Il rentre dans sa piaule, surveillée comme toujours par quelques sbires qui se sont mis à son service. Ils sont pas au niveau, de toute façon. C’est des laissés pour compte des autres gangs, ou des dalleux qui pensent sentir le vent tourner. La plupart des bosseurs un peu sérieux attendent de voir si les barons ont donné le dernier mot ou pas, et leur silence laisse présager que non. C’est censé être moi, d’ailleurs.
J’me hisse sur un toit, et j’saute jusqu’au bon bâtiment. Ça fait bien longtemps que j’ai soudoyé la nana de la chambre de bonne pour qu’elle laisse sa fenêtre ouverte, la nuit, qu’elle tapine dans les rues de la Capitale ou pas. Une fois, y’avait un client, mais elle l’a rapidement fait taire avec les techniques dont elle a le secret. J’envisage d’ailleurs d’essayer pour moi-même, à l’occasion.
Mais aujourd’hui, c’est vide.
J’pousse la porte palière, et j’descends l’escalier grinçant jusqu’à la chambre d’Alfonso. Plusieurs heures qu’il est rentré, soit il est accroupi aux chiottes, soit il dort en se cramponnant le bide, plié en deux. Dans tous les cas, pouvoir béni par Lucy ou pas, merde, ça devrait aller. J’ai rangé tous les couteaux dans mon sac sans fond, des fois que ce soit les armes qui déclenchent des réactions automatiques.

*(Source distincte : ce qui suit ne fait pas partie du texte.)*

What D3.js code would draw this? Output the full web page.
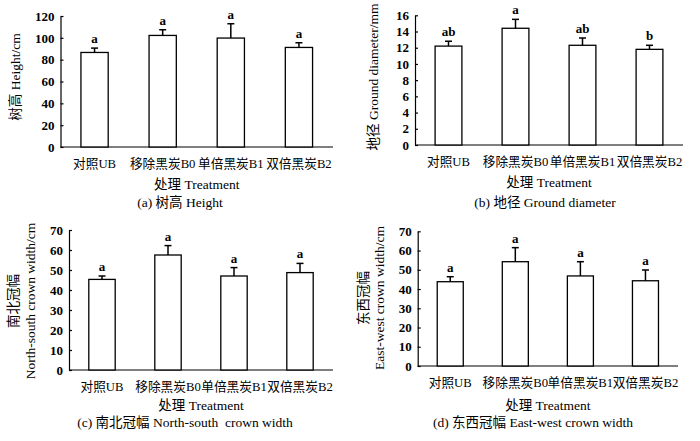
<!DOCTYPE html>
<html>
<head>
<meta charset="utf-8">
<script src="https://cdn.jsdelivr.net/npm/d3@7"></script>
<style>
  body { margin: 0; background: #fff; }
  svg { display: block; }
  text { font-family: "Liberation Serif", "Noto Sans CJK SC", serif; fill: #000; white-space: pre; }
</style>
</head>
<body>
<svg width="700" height="441"></svg>
<script>
// treatments
var categories = ["对照UB", "移除黑炭B0", "单倍黑炭B1", "双倍黑炭B2"];

// (a) height, cm
var heightMean = [86.6, 102.2, 99.8, 91.2];
var heightErr = [4.0, 5.2, 13.1, 4.3];
var heightSig = ["a", "a", "a", "a"];
var heightTicks = [0, 20, 40, 60, 80, 100, 120];

// (b) ground diameter, mm
var diamMean = [12.2, 14.4, 12.3, 11.8];
var diamErr = [0.6, 1.1, 0.9, 0.5];
var diamSig = ["ab", "a", "ab", "b"];
var diamTicks = [0, 2, 4, 6, 8, 10, 12, 14, 16];

// (c) north-south crown width, cm
var nsMean = [45.3, 57.5, 47.0, 48.7];
var nsErr = [1.7, 4.7, 4.2, 4.6];
var nsSig = ["a", "a", "a", "a"];

// (d) east-west crown width, cm
var ewMean = [43.8, 54.2, 46.8, 44.3];
var ewErr = [2.6, 7.3, 7.4, 5.6];
var ewSig = ["a", "a", "a", "a"];
var crownTicks = [0, 10, 20, 30, 40, 50, 60, 70];

var svg = d3.select("svg");

var panels = [
  { mean: heightMean, err: heightErr, sig: heightSig, ticks: heightTicks,
    x0: 60.5, x1: 333, yTop: 16, yBot: 147,
    ytitle: ["树高 Height/cm"], ytx: [17], yty: 77,
    treatY: 189, caption: "(a) 树高 Height", capX: 180, capY: 207 },
  { mean: diamMean, err: diamErr, sig: diamSig, ticks: diamTicks,
    x0: 415, x1: 683, yTop: 15.3, yBot: 145,
    ytitle: ["地径 Ground diameter/mm"], ytx: [375], yty: 77,
    treatY: 187, caption: "(b) 地径 Ground diameter", capX: 545, capY: 207 },
  { mean: nsMean, err: nsErr, sig: nsSig, ticks: crownTicks,
    x0: 69, x1: 333, yTop: 230, yBot: 370,
    ytitle: ["南北冠幅", "North-south crown width/cm"], ytx: [15, 32], yty: 301,
    treatY: 410, caption: "(c) 南北冠幅 North-south  crown width", capX: 185, capY: 427 },
  { mean: ewMean, err: ewErr, sig: ewSig, ticks: crownTicks,
    x0: 417.7, x1: 678, yTop: 231.3, yBot: 366,
    ytitle: ["东西冠幅", "East-west crown width/cm"], ytx: [365, 381], yty: 298,
    treatY: 410, caption: "(d) 东西冠幅 East-west crown width", capX: 533, capY: 427 }
];

panels.forEach(function(p) {
  var g = svg.append("g");
  var tmax = p.ticks[p.ticks.length - 1];

  var x = d3.scaleBand().domain(categories).range([p.x0, p.x1])
    .paddingInner(0.6).paddingOuter(0.3);
  var y = d3.scaleLinear().domain([0, tmax]).range([p.yBot, p.yTop]);

  // y axis, ticks point inward
  var yAxis = g.append("g")
    .attr("transform", "translate(" + p.x0 + ",0)")
    .call(d3.axisLeft(y).tickValues(p.ticks).tickSizeInner(-3).tickSizeOuter(0).tickPadding(6));
  yAxis.selectAll("path,line").attr("stroke", "#000").attr("stroke-width", 1.2);
  yAxis.selectAll("text").attr("font-size", 13).attr("font-family", "Liberation Serif").attr("font-weight", "bold");

  // x axis, no ticks
  var xAxis = g.append("g")
    .attr("transform", "translate(0," + p.yBot + ")")
    .call(d3.axisBottom(x).tickSize(0).tickPadding(12));
  xAxis.select("path").attr("d", "M" + p.x0 + ",0H" + p.x1).attr("stroke", "#000").attr("stroke-width", 1.2);
  xAxis.selectAll("text").attr("font-size", 12.7);

  var data = categories.map(function(c, i) {
    return { cat: c, mean: p.mean[i], err: p.err[i], sig: p.sig[i] };
  });

  // bars
  g.selectAll("rect.bar").data(data).enter().append("rect")
    .attr("class", "bar")
    .attr("x", function(d) { return x(d.cat); })
    .attr("y", function(d) { return y(d.mean); })
    .attr("width", x.bandwidth())
    .attr("height", function(d) { return p.yBot - y(d.mean); })
    .attr("fill", "#fff")
    .attr("stroke", "#000")
    .attr("stroke-width", 1.3);

  // upper error bars
  g.selectAll("line.err").data(data).enter().append("line")
    .attr("class", "err")
    .attr("x1", function(d) { return x(d.cat) + x.bandwidth() / 2; })
    .attr("x2", function(d) { return x(d.cat) + x.bandwidth() / 2; })
    .attr("y1", function(d) { return y(d.mean); })
    .attr("y2", function(d) { return y(d.mean + d.err); })
    .attr("stroke", "#000").attr("stroke-width", 1.5);
  g.selectAll("line.cap").data(data).enter().append("line")
    .attr("class", "cap")
    .attr("x1", function(d) { return x(d.cat) + x.bandwidth() / 2 - 3.5; })
    .attr("x2", function(d) { return x(d.cat) + x.bandwidth() / 2 + 3.5; })
    .attr("y1", function(d) { return y(d.mean + d.err); })
    .attr("y2", function(d) { return y(d.mean + d.err); })
    .attr("stroke", "#000").attr("stroke-width", 1.5);

  // significance letters
  g.selectAll("text.sig").data(data).enter().append("text")
    .attr("class", "sig")
    .attr("x", function(d) { return x(d.cat) + x.bandwidth() / 2; })
    .attr("y", function(d) { return y(d.mean + d.err) - 5; })
    .attr("text-anchor", "middle")
    .attr("font-size", 13)
    .attr("font-weight", "bold")
    .text(function(d) { return d.sig; });

  // y title
  p.ytitle.forEach(function(t, i) {
    g.append("text")
      .attr("transform", "translate(" + p.ytx[i] + "," + p.yty + ") rotate(-90)")
      .attr("text-anchor", "middle")
      .attr("dominant-baseline", "middle")
      .attr("font-size", 13.5)
      .text(t);
  });

  g.append("text")
    .attr("x", (p.x0 + p.x1) / 2).attr("y", p.treatY)
    .attr("text-anchor", "middle").attr("font-size", 13.5)
    .text("处理 Treatment");

  g.append("text")
    .attr("x", p.capX).attr("y", p.capY)
    .attr("text-anchor", "middle").attr("font-size", 13.5)
    .text(p.caption);
});
</script>
</body>
</html>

Mon rossignol noir ouvre facilement sa porte d’entrée. Il est en position fœtale sur le canapé. Il se retourne en entendant le bruit, se fige quand il me reconnaît pas. Puis il essaie de se lever. La ficelle lestée à un bout que j’ai en main le cueille au menton, mais le gaillard est une véritable armoire à glaces. Il réussit à presque me tomber dessus. Je le repousse, et j’sens son pouvoir m’éjecter contre un mur dans le même temps.
Putain, j’ai mal à ma blessure, qui se rouvre.
Du coup, cette fois, c’est moi qui m’étale sur lui. La corde s’enroule autour de son cou, trop vite pour qu’il puisse mettre son poignet entre. Et j’sers. Bordel, que c’est long d’étouffer quelqu’un. Il se débat. C’est infini. On ahane tous les deux, on crache, on feule, puis il se calme finalement. Son pantalon est souillé, sa langue bleue, et ses joues rouges.
J’reprends mon souffle plus calmement maintenant qu’il a expulsé son dernier.
Puis j’le pends dans son salon, à une poutre, avec trois coups de couteau dans le dos, pour bien signaler sans ambiguité ce qui s’est passé.
Avec tout ça, faut que je retourne chez le toubib. La docteur Weiss, spécifiquement. Et pour être tout à fait honnête avec moi-même, j’espère bien un traitement proche de celui de la dernière fois. Mais si y’a une vague reconnaissance dans son regard, je ne bénéficie pas cette fois des faveurs de la précédente.
Bon. Il reste la pute qui habitait au-dessus de chez Alfonso, hein.
Ça me coûtera moins cher, en plus, sans le prix de la consultation.